→ **DATASET**
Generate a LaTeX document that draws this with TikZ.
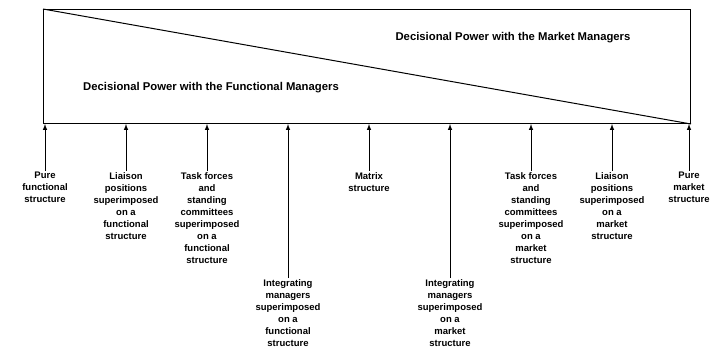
\documentclass[tikz,border=0pt]{standalone}
\usepackage{fontspec}
\setmainfont{Liberation Sans}
\begin{document}
\begin{tikzpicture}[x=1pt,y=-1pt,>=latex]
  \tikzstyle{struct}=[align=center,anchor=north,inner sep=1pt,font=\fontsize{9.5}{12}\selectfont\bfseries]
  \tikzstyle{power}=[inner sep=1pt,font=\fontsize{11.3}{13}\selectfont\bfseries]
  \useasboundingbox (0,0) rectangle (717,351);
  \node[draw,line width=1pt,anchor=north west,minimum width=647pt,minimum height=114pt,inner sep=0pt] (frame) at (43,9) {};
  \draw[line width=1pt] (frame.north west) -- (frame.south east);
  \node[power] (mm) at (513,38) {Decisional Power with the Market Managers};
  \node[power] (fm) at (211,88) {Decisional Power with the Functional Managers};
  \foreach \x/\y/\n/\txt in {45/171/pf/{Pure\\functional\\structure},
      126/171/lf/{Liaison\\positions\\superimposed\\on a\\functional\\structure},
      207/171/tf/{Task forces\\and\\standing\\committees\\superimposed\\on a\\functional\\structure},
      288/278/if/{Integrating\\managers\\superimposed\\on a\\functional\\structure},
      369/171/mx/{Matrix\\structure},
      450/278/im/{Integrating\\managers\\superimposed\\on a\\market\\structure},
      531/171/tm/{Task forces\\and\\standing\\committees\\superimposed\\on a\\market\\structure},
      612/171/lm/{Liaison\\positions\\superimposed\\on a\\market\\structure},
      689/171/pm/{Pure\\market\\structure}}
  {
    \node[struct] (\n) at (\x,\y) {\txt};
    \draw[->,line width=1pt] (\n.north) -- (\n.north |- frame.south);
  }
\end{tikzpicture}
\end{document}
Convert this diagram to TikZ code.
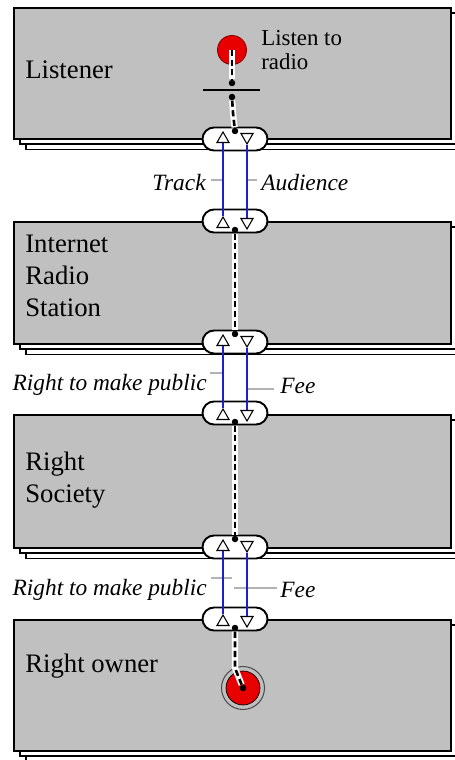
\documentclass[tikz,border=0pt]{standalone}
\usepackage{fontspec}
\setmainfont{Liberation Serif}
\usepackage{tikz}
\usetikzlibrary{positioning,shapes.geometric,shapes.misc,shadows}
\definecolor{boxgray}{RGB}{192,192,192}
\definecolor{flowblue}{RGB}{30,30,205}
\definecolor{markred}{RGB}{232,0,0}
\tikzset{
  panel/.style={draw=black, fill=boxgray, line width=1.1pt, anchor=north west, minimum width=8.74cm,
    general shadow={shadow xshift=0.24cm, shadow yshift=-0.21cm, fill=white, draw=black, line width=0.9pt},
    general shadow={shadow xshift=0.12cm, shadow yshift=-0.1cm, fill=white, draw=black, line width=0.9pt}},
  actor/.style={anchor=west, align=left, inner sep=0pt, font=\fontsize{15.2}{18.4}\selectfont},
  pill/.style={rounded rectangle, draw=black, fill=white, line width=1.1pt, minimum width=1.3cm, minimum height=0.46cm, inner sep=0pt},
  triup/.style={regular polygon, regular polygon sides=3, draw=black, fill=white, line width=0.6pt, minimum size=0.28cm, inner sep=0pt},
  tridn/.style={triup, shape border rotate=180},
  flow/.style={draw=flowblue, line width=1.4pt},
  wire/.style={draw=black, line width=1.5pt, dash pattern=on 3.5pt off 2pt, preaction={draw=white, line width=3.5pt, solid}},
  dot/.style={circle, fill=black, inner sep=0pt, minimum size=0.13cm},
  flowlabel/.style={inner sep=0pt, font=\fontsize{13.3}{16}\selectfont\itshape},
  leader/.style={draw=black!30, line width=0.8pt},
}
\begin{document}
\begin{tikzpicture}[x=0.02cm, y=-0.02cm]
  \useasboundingbox (0,0) rectangle (454,760);

  %% Panels
  \node[panel, minimum height=2.62cm] (listener) at (13,7) {};
  \node[panel, minimum height=2.44cm] (station) at (13,221) {};
  \node[panel, minimum height=2.66cm] (society) at (13,414) {};
  \node[panel, minimum height=2.62cm] (owner) at (13,619) {};

  \node[actor] (t-listener) at (25,70) {Listener};
  \node[actor, font=\fontsize{13}{14}\selectfont] (t-listen) at (261,50) {Listen to\\radio};
  \node[actor] (t-station) at (25,276) {Internet\\Radio\\Station};
  \node[actor] (t-society) at (25,480) {Right\\Society};
  \node[actor] (t-owner) at (25,666) {Right owner};

  %% Gap labels and leaders
  \node[flowlabel, anchor=east] (lbl-track) at (206,183) {Track};
  \node[flowlabel, anchor=west] (lbl-aud) at (261,183) {Audience};
  \coordinate (ld1a) at (211,180); \coordinate (ld1b) at (222,180);
  \coordinate (ld1c) at (248,180); \coordinate (ld1d) at (257,180);
  \draw[leader] (ld1a) -- (ld1b);
  \draw[leader] (ld1c) -- (ld1d);

  \node[flowlabel, anchor=east] (lbl-pub1) at (207,385) {Right to make public};
  \node[flowlabel, anchor=west] (lbl-fee1) at (280,386) {Fee};
  \coordinate (ld2a) at (210,373); \coordinate (ld2b) at (222,373);
  \coordinate (ld2c) at (248,389); \coordinate (ld2d) at (274,389);
  \draw[leader] (ld2a) -- (ld2b);
  \draw[leader] (ld2c) -- (ld2d);

  \node[flowlabel, anchor=east] (lbl-pub2) at (207,590) {Right to make public};
  \node[flowlabel, anchor=west] (lbl-fee2) at (280,590) {Fee};
  \coordinate (ld3a) at (211,578); \coordinate (ld3b) at (232,578);
  \coordinate (ld3c) at (234,588); \coordinate (ld3d) at (277,588);
  \draw[leader] (ld3a) -- (ld3b);
  \draw[leader] (ld3c) -- (ld3d);

  %% Gap 1: Listener <-> Station
  \node[pill] (g1a) at (235,139) {};
  \node[pill] (g1b) at (235,221) {};
  \node[triup] (g1a-up) at (223,139) {};
  \node[tridn] (g1a-dn) at (247,137) {};
  \node[triup] (g1b-up) at (223,224) {};
  \node[tridn] (g1b-dn) at (247,222) {};
  \draw[flow] (g1b-up) -- (g1a-up);
  \draw[flow] (g1a-dn) -- (g1b-dn);
  \node[dot] (g1a-d) at (235,131) {};
  \node[dot] (g1b-d) at (235,230) {};

  %% Gap 2: Station <-> Society
  \node[pill] (g2a) at (235,342) {};
  \node[pill] (g2b) at (235,413) {};
  \node[triup] (g2a-up) at (223,342) {};
  \node[tridn] (g2a-dn) at (247,340) {};
  \node[triup] (g2b-up) at (223,416) {};
  \node[tridn] (g2b-dn) at (247,414) {};
  \draw[flow] (g2b-up) -- (g2a-up);
  \draw[flow] (g2a-dn) -- (g2b-dn);
  \node[dot] (g2a-d) at (235,334) {};
  \node[dot] (g2b-d) at (235,422) {};

  %% Gap 3: Society <-> Owner
  \node[pill] (g3a) at (235,547) {};
  \node[pill] (g3b) at (235,619) {};
  \node[triup] (g3a-up) at (223,547) {};
  \node[tridn] (g3a-dn) at (247,545) {};
  \node[triup] (g3b-up) at (223,622) {};
  \node[tridn] (g3b-dn) at (247,620) {};
  \draw[flow] (g3b-up) -- (g3a-up);
  \draw[flow] (g3a-dn) -- (g3b-dn);
  \node[dot] (g3a-d) at (235,539) {};
  \node[dot] (g3b-d) at (235,628) {};

  %% Listener internals
  \node[circle, fill=markred, draw=markred!60!black, line width=0.5pt, minimum size=0.58cm] (src) at (232,50) {};
  \draw[line width=0.8pt] (203,90) -- (260,90);
  \node[dot] (bar-u) at (232,83) {};
  \node[dot] (bar-l) at (232,97) {};
  \coordinate (kink) at (233,113);
  \draw[wire] (src.center) -- (bar-u);
  \draw[wire] (bar-l) -- (kink) -- (g1a-d);

  %% Station and Society wires
  \draw[wire] (g1b-d) -- (g2a-d);
  \draw[wire] (g2b-d) -- (g3a-d);

  %% Right owner target
  \node[circle, draw=black!70, line width=0.6pt, minimum size=0.86cm] (sink-ring) at (243,688) {};
  \node[circle, fill=markred, draw=black, line width=0.4pt, minimum size=0.68cm] (sink) at (243,688) {};
  \node[dot] (sink-c) at (243,688) {};
  \coordinate (bend) at (235,668);
  \draw[wire] (g3b-d) -- (bend) -- (sink-c);
\end{tikzpicture}
\end{document}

→ **REQUEST**
Using the data above, print only the lines starting at the one with "Convert this diagram to TikZ code." and ending at the one with "(0,0) rectangle (454,760);", exactly as they stand, minus the pictures.

→ **THE RESULT**
Convert this diagram to TikZ code.
\documentclass[tikz,border=0pt]{standalone}
\usepackage{fontspec}
\setmainfont{Liberation Serif}
\usepackage{tikz}
\usetikzlibrary{positioning,shapes.geometric,shapes.misc,shadows}
\definecolor{boxgray}{RGB}{192,192,192}
\definecolor{flowblue}{RGB}{30,30,205}
\definecolor{markred}{RGB}{232,0,0}
\tikzset{
  panel/.style={draw=black, fill=boxgray, line width=1.1pt, anchor=north west, minimum width=8.74cm,
    general shadow={shadow xshift=0.24cm, shadow yshift=-0.21cm, fill=white, draw=black, line width=0.9pt},
    general shadow={shadow xshift=0.12cm, shadow yshift=-0.1cm, fill=white, draw=black, line width=0.9pt}},
  actor/.style={anchor=west, align=left, inner sep=0pt, font=\fontsize{15.2}{18.4}\selectfont},
  pill/.style={rounded rectangle, draw=black, fill=white, line width=1.1pt, minimum width=1.3cm, minimum height=0.46cm, inner sep=0pt},
  triup/.style={regular polygon, regular polygon sides=3, draw=black, fill=white, line width=0.6pt, minimum size=0.28cm, inner sep=0pt},
  tridn/.style={triup, shape border rotate=180},
  flow/.style={draw=flowblue, line width=1.4pt},
  wire/.style={draw=black, line width=1.5pt, dash pattern=on 3.5pt off 2pt, preaction={draw=white, line width=3.5pt, solid}},
  dot/.style={circle, fill=black, inner sep=0pt, minimum size=0.13cm},
  flowlabel/.style={inner sep=0pt, font=\fontsize{13.3}{16}\selectfont\itshape},
  leader/.style={draw=black!30, line width=0.8pt},
}
\begin{document}
\begin{tikzpicture}[x=0.02cm, y=-0.02cm]
  \useasboundingbox (0,0) rectangle (454,760);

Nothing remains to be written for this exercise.